All the Kremlin's Men
Inside the Court of Vladimir Putin
Recommendation
As Russia’s role on the global stage grows more provocative, Russian journalist Mikhail Zygar weighs in with a no-holds-barred look at Vladimir Putin’s leadership style. Zygar makes the compelling argument that to understand Putin you must look at the crucial insiders who have helped shape his regime. Putin, the author posits, is a somewhat reluctant ruler – and partly a creation of his closest advisers. Though Zygar doesn’t present an entirely airtight case for this claim, he offers ample evidence illustrating that there’s no overarching endgame behind Putin’s transgressions against human rights and international sensibilities. Instead, Zygar argues, Putin’s leadership is characterized by a pattern of lashing out, time and again, against some real or perceived threat to Russia or to Putin himself.
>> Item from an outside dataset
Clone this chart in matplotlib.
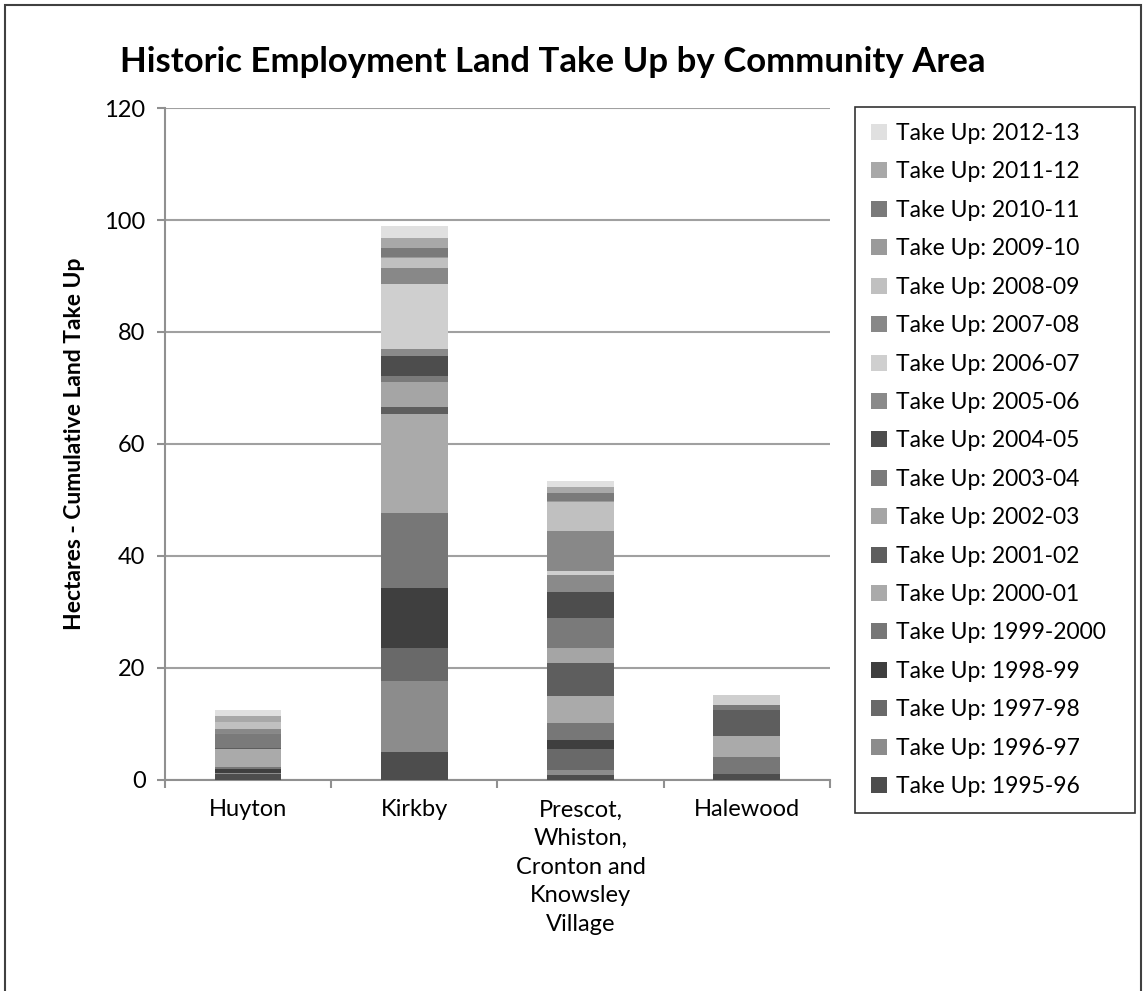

Viewed through this prism of score-settling, Putin’s actions begin to make a sort of strange sense. Though this book pre-dates Moscow’s meddling in the US presidential elections, it can help readers imagine how such campaigns might bring Putin satisfaction. Zygar’s account is overly intricate at times, bogged down as it is in Putin’s ever-changing roster of consiglieres; but the prose is stellar. getAbstract believes this important book may be the closest thing to an insider’s account of the Kremlin and its secretive ruler.
Summary
About the Author
Mikhail Zygar is the former editor-in-chief of TV Rain, the only independent TV station in Russia. VICE News called him “the last journalist in Russia.”